Please return nothing but the lines between the line holding "What seaborn and" and the line holding "y_ticks = [0, 50, 100, 150, 200]", both ends included, without the pictures.

§

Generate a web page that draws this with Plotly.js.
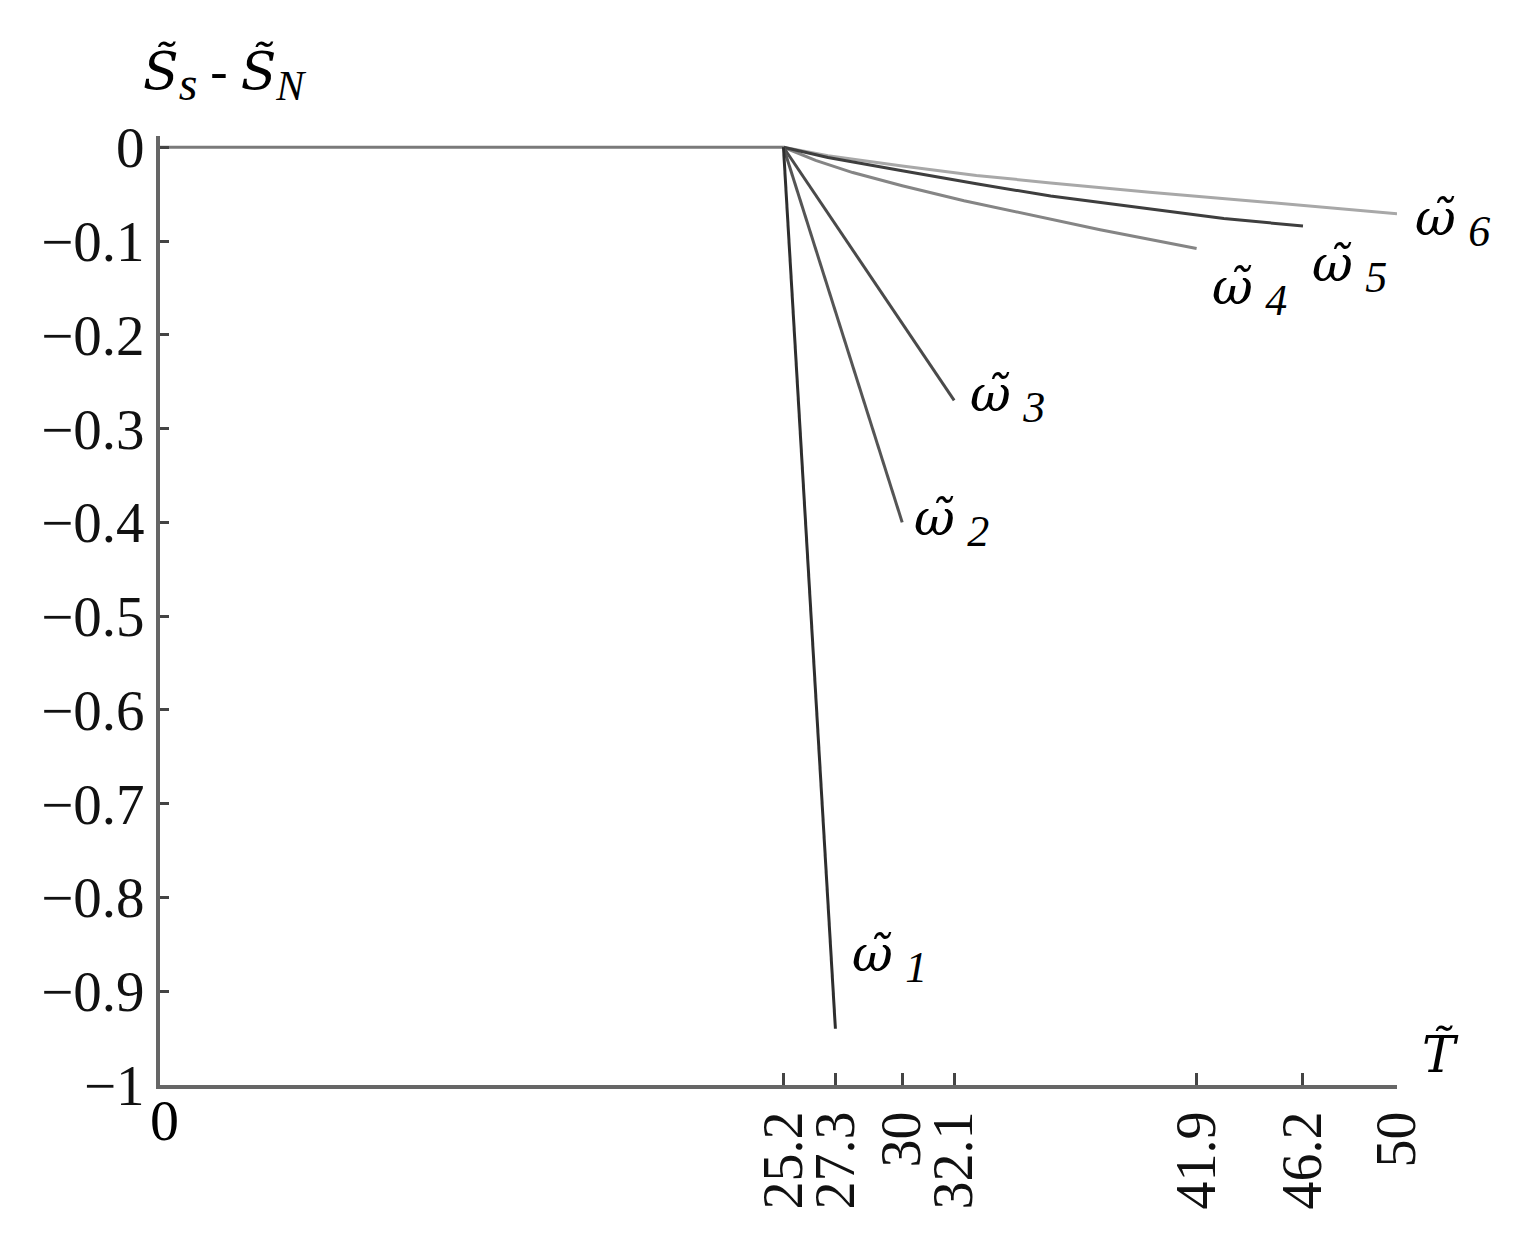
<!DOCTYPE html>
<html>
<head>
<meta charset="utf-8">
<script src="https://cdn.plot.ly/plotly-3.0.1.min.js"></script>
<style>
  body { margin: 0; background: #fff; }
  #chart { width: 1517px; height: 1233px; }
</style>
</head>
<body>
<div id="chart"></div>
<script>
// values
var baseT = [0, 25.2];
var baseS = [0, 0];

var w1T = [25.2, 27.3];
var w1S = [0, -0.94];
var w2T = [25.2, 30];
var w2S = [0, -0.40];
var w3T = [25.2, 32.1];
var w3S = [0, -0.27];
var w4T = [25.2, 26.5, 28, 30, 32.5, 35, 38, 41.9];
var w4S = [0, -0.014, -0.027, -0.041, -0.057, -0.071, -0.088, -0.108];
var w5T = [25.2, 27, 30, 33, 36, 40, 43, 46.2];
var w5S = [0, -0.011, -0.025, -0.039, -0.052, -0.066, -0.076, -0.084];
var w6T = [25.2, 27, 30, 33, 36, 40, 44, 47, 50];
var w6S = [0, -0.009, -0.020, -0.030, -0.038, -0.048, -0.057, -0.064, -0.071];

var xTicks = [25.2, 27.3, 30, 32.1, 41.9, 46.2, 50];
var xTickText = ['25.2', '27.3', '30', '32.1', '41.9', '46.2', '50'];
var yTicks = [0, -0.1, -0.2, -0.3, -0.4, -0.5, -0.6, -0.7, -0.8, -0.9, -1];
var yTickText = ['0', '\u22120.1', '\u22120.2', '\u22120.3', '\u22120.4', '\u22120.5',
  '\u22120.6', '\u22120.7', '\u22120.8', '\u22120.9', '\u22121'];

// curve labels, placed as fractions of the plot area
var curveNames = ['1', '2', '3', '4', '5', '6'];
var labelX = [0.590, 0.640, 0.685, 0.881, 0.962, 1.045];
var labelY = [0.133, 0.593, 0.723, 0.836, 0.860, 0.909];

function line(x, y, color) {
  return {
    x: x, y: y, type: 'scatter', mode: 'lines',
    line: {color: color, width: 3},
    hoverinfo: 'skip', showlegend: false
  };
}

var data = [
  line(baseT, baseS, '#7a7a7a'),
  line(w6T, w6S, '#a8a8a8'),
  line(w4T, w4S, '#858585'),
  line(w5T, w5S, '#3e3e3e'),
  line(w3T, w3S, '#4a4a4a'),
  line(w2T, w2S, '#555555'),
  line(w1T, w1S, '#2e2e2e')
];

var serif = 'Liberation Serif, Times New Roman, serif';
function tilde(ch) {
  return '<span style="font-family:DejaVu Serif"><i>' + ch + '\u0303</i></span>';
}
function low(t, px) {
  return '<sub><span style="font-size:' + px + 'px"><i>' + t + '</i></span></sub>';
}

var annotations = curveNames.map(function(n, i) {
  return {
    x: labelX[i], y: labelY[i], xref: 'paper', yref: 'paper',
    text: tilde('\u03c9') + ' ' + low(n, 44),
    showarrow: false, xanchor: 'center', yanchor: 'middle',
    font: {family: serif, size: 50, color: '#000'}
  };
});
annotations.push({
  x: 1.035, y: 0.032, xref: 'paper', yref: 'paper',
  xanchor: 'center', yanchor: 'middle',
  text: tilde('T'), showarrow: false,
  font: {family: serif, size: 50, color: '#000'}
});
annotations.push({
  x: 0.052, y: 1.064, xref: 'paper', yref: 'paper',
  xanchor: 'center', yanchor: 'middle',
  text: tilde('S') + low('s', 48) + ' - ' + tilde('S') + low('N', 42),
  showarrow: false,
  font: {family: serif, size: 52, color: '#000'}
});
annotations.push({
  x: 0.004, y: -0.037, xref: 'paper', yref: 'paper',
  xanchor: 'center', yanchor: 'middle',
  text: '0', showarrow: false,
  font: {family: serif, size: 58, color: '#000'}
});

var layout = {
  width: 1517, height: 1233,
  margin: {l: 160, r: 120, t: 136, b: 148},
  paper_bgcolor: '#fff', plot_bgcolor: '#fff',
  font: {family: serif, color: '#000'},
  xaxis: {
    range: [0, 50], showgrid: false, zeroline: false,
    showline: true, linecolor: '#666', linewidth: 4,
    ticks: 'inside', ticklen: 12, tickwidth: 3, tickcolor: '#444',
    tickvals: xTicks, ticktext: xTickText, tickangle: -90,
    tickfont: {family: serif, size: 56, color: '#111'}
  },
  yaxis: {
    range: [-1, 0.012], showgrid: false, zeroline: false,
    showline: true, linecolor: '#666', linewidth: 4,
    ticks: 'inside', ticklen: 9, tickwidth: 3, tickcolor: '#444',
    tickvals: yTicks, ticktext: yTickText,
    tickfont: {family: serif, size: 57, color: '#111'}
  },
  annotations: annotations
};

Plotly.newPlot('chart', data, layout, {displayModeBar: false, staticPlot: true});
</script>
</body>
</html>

§

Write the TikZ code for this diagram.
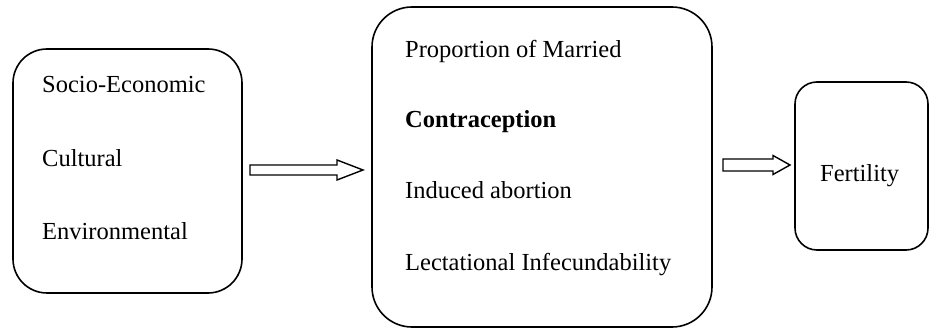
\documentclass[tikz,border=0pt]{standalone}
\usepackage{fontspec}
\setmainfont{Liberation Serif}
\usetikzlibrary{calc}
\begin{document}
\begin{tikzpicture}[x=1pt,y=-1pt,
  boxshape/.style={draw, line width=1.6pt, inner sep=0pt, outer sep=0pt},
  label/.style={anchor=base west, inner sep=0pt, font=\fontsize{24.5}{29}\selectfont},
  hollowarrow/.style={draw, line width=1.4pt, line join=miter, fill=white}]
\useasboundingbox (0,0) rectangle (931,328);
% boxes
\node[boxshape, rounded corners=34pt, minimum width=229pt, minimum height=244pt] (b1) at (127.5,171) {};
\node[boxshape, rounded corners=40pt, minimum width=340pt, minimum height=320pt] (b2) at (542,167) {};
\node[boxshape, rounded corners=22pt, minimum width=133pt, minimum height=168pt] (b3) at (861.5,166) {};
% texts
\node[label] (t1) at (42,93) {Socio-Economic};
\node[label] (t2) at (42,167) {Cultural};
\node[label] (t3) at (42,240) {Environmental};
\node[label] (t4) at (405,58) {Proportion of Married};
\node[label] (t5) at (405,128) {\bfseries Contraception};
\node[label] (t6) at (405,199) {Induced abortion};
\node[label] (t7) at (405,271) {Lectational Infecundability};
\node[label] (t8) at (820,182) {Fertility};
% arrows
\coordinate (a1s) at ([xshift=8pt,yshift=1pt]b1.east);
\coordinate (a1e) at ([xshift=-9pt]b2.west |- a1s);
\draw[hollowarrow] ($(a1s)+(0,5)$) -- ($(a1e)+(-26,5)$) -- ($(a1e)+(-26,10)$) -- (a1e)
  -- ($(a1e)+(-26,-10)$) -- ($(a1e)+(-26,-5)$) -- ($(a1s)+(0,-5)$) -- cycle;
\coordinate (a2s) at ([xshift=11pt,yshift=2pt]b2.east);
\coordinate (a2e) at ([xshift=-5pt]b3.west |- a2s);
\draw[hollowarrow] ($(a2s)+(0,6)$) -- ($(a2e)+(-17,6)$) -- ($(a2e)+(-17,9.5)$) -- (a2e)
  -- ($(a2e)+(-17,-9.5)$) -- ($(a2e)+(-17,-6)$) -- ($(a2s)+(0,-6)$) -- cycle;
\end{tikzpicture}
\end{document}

§

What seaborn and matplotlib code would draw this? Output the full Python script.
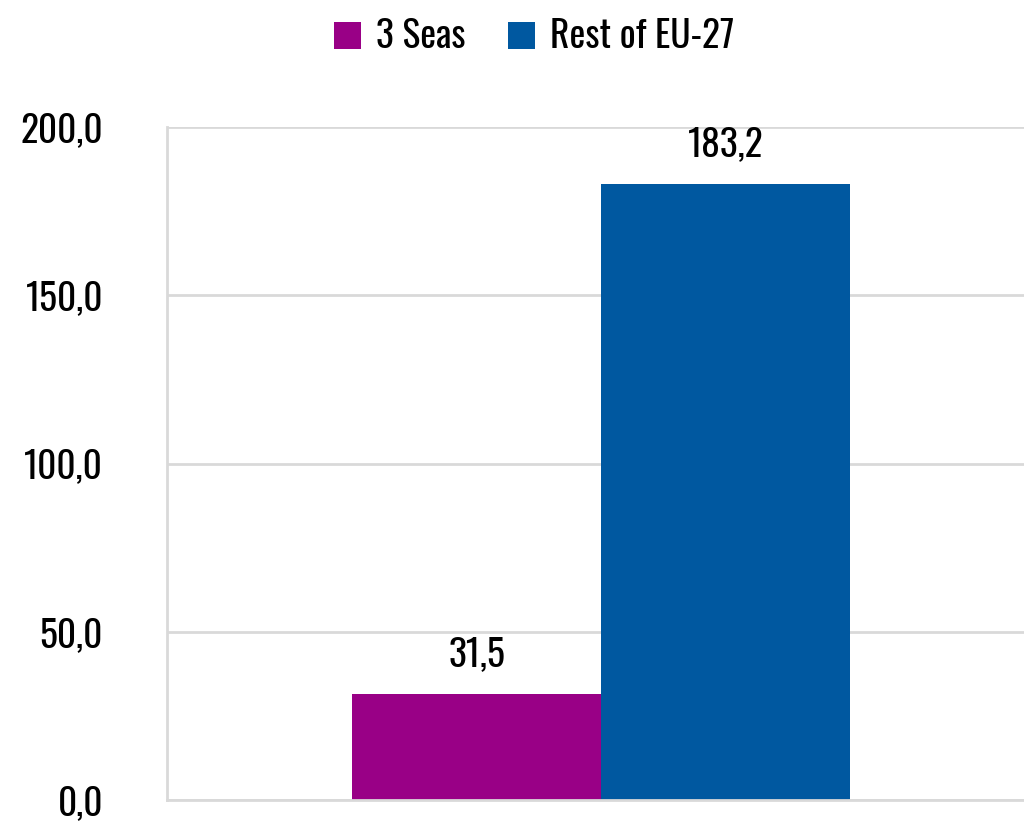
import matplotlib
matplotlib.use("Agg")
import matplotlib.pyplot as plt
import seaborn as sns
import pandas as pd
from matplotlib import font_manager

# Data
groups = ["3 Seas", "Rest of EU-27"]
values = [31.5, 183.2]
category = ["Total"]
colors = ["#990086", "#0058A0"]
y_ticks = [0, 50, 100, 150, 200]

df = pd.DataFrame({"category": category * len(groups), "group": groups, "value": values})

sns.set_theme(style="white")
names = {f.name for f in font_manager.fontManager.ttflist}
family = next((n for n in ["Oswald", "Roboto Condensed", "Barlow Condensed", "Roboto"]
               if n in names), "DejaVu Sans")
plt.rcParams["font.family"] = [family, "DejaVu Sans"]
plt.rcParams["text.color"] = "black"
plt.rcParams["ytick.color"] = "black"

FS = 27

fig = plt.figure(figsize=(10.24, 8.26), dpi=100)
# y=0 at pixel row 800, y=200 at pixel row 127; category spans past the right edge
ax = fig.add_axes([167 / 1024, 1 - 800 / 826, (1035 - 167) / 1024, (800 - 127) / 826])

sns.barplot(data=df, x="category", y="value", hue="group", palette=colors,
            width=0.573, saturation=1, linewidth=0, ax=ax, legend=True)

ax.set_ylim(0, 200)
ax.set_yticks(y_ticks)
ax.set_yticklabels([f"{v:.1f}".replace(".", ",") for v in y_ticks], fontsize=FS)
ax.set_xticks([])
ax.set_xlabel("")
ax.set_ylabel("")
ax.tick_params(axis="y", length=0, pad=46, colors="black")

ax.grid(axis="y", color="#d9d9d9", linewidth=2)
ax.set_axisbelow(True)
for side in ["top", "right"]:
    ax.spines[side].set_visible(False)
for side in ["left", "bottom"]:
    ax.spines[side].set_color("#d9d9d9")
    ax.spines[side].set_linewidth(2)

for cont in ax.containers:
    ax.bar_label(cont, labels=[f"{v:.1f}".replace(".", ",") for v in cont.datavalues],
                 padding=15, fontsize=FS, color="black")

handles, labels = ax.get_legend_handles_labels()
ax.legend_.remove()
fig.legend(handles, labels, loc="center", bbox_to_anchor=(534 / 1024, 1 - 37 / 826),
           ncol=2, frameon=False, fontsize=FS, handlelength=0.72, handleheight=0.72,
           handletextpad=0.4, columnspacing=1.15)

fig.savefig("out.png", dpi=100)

§

» ANSWER TO THIS EXERCISE
What seaborn and matplotlib code would draw this? Output the full Python script.
import matplotlib
matplotlib.use("Agg")
import matplotlib.pyplot as plt
import seaborn as sns
import pandas as pd
from matplotlib import font_manager

# Data
groups = ["3 Seas", "Rest of EU-27"]
values = [31.5, 183.2]
category = ["Total"]
colors = ["#990086", "#0058A0"]
y_ticks = [0, 50, 100, 150, 200]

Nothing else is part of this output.